Reply with nothing except the number of lines that contain the word "Python".

·····

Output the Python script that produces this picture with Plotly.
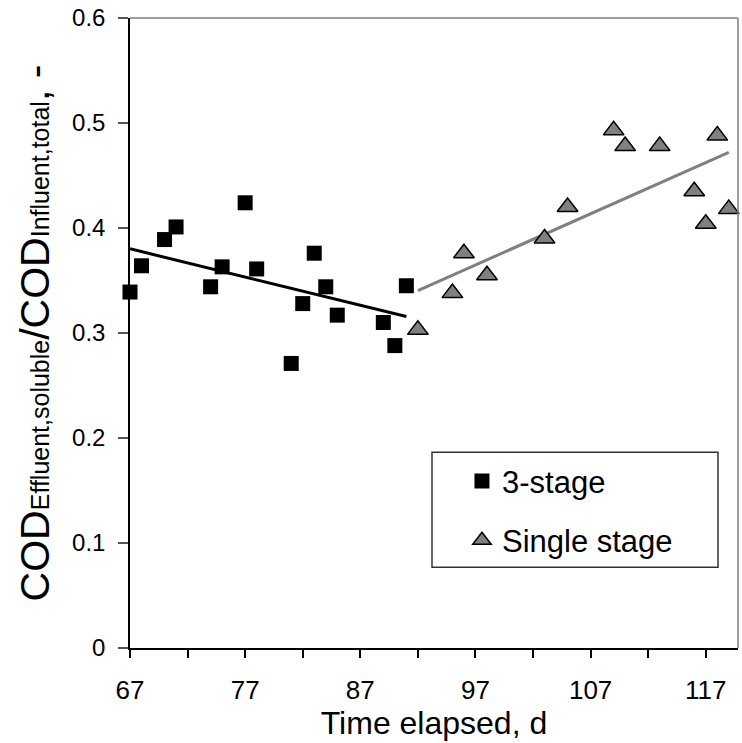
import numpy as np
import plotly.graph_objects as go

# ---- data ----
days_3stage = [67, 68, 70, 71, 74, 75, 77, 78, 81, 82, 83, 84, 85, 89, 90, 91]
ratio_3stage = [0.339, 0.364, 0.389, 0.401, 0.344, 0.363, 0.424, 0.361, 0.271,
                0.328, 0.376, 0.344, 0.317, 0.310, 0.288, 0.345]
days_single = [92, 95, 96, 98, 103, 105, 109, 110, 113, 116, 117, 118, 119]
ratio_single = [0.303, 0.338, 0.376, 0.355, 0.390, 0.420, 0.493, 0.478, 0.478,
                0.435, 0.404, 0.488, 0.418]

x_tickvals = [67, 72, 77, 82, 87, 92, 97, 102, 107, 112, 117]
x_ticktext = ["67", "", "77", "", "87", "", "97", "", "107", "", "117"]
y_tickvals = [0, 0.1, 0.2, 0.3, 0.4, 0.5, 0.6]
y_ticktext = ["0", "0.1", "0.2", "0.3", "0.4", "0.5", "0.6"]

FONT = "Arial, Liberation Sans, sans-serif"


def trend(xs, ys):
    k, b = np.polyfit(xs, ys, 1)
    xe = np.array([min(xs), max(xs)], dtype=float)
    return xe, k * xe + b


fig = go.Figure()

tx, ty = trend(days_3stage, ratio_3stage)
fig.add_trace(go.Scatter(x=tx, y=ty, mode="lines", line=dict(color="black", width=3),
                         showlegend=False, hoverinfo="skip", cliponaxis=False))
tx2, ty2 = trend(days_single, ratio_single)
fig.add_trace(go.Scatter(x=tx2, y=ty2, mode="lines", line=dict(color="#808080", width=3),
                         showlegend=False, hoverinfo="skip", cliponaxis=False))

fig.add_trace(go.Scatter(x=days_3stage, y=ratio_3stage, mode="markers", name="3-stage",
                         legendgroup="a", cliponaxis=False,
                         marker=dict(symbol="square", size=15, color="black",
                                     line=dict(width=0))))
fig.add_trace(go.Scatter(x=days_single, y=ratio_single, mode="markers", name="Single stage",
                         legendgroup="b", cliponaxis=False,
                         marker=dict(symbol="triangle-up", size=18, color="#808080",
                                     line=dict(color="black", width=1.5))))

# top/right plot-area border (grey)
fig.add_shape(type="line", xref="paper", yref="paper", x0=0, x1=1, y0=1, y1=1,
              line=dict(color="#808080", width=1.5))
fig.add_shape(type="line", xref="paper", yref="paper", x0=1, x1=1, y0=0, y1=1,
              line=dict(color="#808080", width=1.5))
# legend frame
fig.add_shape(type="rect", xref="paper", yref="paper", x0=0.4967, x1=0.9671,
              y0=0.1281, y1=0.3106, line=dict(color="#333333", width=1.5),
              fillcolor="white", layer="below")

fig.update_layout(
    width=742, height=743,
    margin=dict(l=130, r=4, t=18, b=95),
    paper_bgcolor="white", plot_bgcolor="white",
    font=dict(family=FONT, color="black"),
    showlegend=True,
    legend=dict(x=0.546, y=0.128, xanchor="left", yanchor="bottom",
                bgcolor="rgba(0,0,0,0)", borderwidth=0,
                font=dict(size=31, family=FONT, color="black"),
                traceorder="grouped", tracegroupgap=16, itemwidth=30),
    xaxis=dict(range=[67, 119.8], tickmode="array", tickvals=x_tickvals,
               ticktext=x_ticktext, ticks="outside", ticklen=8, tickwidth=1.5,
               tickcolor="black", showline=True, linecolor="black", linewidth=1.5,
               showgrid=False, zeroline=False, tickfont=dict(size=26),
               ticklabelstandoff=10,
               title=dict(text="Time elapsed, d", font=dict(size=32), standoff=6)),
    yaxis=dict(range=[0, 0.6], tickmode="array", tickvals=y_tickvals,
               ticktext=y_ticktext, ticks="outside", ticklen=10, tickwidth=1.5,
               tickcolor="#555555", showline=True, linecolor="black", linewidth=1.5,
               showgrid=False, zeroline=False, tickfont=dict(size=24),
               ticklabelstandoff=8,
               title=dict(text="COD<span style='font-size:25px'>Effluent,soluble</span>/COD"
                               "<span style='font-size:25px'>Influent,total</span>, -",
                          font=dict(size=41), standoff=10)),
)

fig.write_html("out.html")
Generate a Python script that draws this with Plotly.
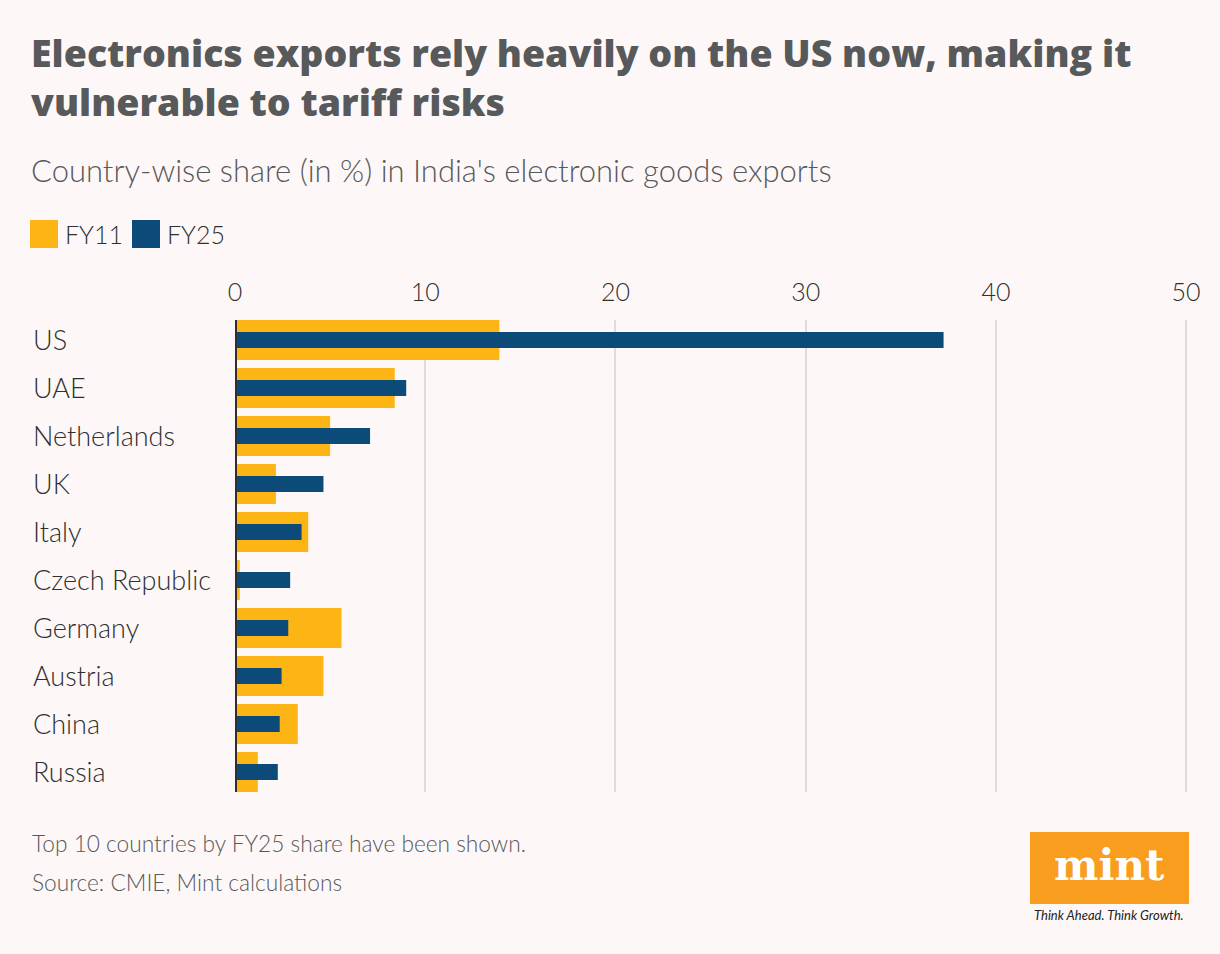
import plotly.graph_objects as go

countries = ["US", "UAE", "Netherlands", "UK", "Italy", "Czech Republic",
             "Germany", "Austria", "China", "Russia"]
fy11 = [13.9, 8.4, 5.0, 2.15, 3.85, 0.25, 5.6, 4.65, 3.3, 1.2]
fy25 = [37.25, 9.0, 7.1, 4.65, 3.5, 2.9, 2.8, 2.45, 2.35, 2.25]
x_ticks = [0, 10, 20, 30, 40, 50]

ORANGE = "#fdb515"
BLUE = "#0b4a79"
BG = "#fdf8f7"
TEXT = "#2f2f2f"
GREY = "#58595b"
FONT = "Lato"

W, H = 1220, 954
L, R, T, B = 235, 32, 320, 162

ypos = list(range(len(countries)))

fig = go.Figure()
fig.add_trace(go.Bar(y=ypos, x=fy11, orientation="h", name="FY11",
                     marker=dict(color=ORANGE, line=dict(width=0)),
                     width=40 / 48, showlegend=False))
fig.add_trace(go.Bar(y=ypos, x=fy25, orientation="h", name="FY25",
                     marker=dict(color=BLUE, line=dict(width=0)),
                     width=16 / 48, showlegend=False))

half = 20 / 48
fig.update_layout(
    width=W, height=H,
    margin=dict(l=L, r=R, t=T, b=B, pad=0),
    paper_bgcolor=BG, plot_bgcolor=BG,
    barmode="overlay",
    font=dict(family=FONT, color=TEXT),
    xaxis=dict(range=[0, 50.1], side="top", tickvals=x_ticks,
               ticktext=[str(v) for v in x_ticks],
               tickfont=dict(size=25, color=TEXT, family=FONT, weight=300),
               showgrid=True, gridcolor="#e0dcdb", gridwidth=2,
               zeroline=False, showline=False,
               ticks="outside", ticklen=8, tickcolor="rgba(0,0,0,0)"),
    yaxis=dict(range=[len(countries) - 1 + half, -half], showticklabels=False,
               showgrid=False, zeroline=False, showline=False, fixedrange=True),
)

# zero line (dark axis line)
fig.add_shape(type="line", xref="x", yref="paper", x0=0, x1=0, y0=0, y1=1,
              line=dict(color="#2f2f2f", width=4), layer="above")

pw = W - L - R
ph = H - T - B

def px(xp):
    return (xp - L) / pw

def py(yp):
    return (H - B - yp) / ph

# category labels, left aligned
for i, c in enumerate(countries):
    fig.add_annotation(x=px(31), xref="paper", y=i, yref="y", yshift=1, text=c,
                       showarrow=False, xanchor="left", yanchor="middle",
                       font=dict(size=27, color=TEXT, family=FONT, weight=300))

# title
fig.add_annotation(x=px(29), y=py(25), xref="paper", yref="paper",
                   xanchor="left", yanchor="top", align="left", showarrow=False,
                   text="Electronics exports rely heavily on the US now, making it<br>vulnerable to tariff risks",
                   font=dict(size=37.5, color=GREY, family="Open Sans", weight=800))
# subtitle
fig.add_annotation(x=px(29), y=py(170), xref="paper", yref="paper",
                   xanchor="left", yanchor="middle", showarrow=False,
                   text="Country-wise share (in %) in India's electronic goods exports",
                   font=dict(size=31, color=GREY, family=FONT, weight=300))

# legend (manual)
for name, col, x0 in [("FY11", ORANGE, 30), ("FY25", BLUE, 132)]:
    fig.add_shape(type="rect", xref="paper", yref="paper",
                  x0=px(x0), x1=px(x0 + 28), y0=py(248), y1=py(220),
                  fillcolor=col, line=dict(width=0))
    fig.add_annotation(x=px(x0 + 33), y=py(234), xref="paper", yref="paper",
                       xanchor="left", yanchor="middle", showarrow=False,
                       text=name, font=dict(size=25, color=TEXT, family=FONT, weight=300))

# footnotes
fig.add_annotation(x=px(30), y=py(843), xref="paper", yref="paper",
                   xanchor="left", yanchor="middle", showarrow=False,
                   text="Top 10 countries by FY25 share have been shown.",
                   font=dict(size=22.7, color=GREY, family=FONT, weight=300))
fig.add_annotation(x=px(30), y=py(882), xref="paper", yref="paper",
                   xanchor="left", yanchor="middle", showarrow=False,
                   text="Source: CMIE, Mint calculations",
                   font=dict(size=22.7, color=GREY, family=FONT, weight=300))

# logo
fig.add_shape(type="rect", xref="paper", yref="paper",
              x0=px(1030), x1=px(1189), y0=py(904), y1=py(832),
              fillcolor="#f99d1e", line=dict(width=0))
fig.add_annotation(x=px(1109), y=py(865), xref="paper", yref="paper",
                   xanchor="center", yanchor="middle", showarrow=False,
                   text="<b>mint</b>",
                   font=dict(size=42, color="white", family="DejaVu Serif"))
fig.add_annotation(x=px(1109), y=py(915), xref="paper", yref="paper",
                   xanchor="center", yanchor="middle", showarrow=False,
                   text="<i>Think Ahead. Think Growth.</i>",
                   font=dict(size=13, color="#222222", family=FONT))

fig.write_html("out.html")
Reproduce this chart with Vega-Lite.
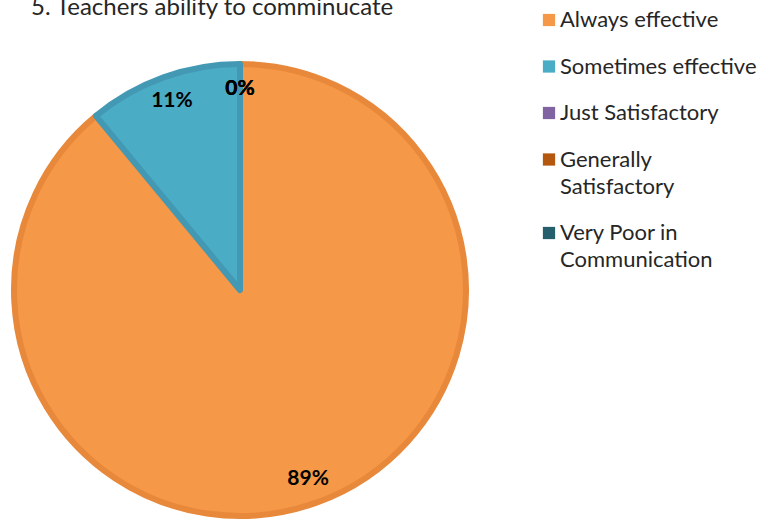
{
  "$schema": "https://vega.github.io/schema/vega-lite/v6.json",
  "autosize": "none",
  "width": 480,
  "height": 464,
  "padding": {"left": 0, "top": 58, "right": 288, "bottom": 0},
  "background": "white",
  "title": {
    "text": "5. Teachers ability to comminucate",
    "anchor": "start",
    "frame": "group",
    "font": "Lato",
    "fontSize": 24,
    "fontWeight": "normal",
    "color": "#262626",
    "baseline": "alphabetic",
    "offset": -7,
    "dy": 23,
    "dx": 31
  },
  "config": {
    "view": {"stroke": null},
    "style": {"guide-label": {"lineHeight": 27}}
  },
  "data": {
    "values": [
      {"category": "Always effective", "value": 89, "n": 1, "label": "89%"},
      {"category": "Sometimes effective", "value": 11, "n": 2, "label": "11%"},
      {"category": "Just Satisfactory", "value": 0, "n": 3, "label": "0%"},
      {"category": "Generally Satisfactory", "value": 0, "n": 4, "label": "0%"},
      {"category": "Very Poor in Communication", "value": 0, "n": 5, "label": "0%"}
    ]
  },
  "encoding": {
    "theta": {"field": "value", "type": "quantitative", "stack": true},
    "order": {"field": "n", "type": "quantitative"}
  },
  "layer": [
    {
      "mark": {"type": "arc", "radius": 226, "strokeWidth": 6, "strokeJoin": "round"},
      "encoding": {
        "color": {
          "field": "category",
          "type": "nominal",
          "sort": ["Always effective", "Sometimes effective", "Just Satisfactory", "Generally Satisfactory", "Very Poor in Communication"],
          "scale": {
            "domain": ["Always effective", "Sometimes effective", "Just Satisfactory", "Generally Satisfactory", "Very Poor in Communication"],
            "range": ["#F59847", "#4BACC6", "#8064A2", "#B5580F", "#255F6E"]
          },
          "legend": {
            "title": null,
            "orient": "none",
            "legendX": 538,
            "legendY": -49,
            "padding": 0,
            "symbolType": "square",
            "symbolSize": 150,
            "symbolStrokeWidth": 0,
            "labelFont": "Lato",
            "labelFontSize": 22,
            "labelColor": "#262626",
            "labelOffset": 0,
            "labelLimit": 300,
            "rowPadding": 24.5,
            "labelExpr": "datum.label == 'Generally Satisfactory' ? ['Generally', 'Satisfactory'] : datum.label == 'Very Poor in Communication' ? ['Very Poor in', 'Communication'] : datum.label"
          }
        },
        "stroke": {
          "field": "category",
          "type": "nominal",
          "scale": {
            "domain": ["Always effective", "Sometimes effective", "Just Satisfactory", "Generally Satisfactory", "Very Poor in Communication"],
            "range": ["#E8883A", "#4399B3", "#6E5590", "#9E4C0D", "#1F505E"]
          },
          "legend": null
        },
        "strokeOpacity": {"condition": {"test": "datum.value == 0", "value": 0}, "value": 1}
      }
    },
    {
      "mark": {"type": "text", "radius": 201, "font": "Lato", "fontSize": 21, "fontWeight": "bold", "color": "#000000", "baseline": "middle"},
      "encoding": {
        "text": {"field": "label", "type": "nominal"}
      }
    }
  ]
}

·····

## The response
2